- [What is required]
Reproduce only the lines of the material below that start at the line containing "Write a Python" and stop at the line containing "from matplotlib.transforms import offset_copy". Keep both end lines.

- [Given data]
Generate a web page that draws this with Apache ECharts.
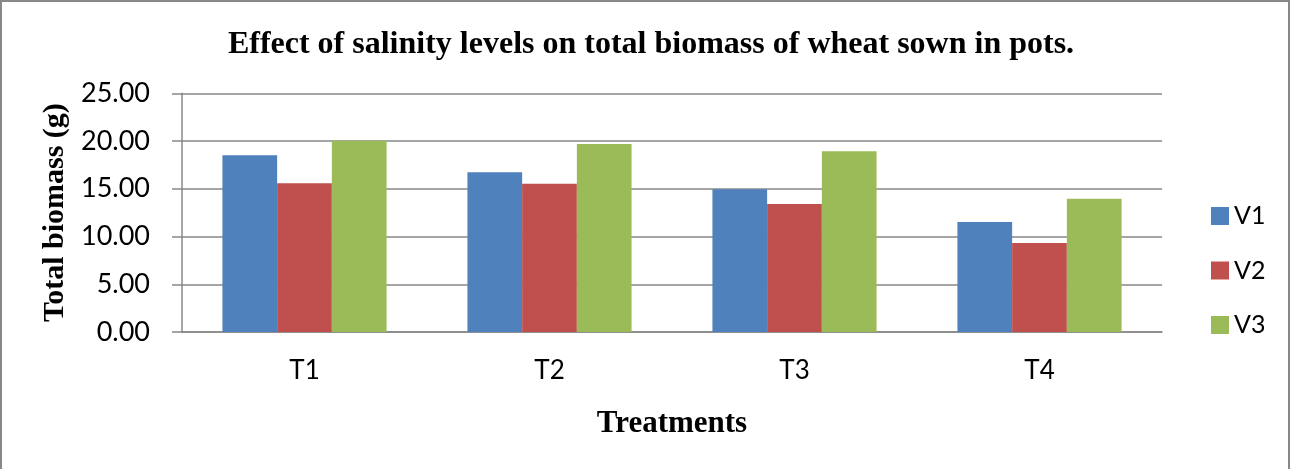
...
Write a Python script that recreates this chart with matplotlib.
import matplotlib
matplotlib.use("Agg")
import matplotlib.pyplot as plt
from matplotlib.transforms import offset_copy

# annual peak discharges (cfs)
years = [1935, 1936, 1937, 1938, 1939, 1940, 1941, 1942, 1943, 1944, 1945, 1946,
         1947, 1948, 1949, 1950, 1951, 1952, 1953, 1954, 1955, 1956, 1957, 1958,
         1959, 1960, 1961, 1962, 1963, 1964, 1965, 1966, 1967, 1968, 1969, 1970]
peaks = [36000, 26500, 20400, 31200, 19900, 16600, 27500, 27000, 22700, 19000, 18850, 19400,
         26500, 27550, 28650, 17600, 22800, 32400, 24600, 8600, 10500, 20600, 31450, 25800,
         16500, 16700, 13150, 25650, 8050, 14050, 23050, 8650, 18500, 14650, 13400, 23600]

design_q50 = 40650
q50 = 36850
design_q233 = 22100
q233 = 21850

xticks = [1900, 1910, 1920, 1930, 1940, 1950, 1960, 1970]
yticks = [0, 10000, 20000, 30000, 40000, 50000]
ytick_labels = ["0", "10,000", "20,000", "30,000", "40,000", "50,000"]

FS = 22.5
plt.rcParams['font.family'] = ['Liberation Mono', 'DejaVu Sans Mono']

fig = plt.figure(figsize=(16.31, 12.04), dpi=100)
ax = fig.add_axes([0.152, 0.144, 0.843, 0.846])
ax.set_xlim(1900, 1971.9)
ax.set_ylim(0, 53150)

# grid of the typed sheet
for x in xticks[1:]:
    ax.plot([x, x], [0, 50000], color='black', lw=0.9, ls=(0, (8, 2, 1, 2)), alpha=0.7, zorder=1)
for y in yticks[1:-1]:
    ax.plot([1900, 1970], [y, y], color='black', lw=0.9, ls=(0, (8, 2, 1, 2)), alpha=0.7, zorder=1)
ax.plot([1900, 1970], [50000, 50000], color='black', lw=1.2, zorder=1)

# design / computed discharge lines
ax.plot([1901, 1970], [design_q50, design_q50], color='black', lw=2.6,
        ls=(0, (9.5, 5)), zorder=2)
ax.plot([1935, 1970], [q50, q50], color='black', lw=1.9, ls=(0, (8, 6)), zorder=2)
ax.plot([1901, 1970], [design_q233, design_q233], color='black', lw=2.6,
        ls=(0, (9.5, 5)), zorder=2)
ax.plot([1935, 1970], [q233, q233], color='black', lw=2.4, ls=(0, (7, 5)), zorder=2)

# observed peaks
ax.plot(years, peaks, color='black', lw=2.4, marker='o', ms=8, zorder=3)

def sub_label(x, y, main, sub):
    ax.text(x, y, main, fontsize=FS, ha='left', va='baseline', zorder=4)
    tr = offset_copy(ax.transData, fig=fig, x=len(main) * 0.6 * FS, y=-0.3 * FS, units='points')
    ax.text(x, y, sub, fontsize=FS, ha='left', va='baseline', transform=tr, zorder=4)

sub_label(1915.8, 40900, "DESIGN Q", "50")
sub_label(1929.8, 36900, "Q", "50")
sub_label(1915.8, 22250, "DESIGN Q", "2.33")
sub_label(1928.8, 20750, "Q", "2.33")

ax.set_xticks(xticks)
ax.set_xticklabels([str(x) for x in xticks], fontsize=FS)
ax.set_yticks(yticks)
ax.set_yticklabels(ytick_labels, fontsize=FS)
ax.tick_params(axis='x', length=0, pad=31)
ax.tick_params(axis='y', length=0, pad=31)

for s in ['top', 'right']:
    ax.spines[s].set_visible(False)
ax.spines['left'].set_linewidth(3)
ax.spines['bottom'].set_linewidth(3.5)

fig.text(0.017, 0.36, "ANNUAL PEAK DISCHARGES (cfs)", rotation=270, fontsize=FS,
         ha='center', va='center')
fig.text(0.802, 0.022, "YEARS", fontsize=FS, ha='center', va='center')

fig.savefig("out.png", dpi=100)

- [Reply to the task]
Write a Python script that recreates this chart with matplotlib.
import matplotlib
matplotlib.use("Agg")
import matplotlib.pyplot as plt
from matplotlib.transforms import offset_copy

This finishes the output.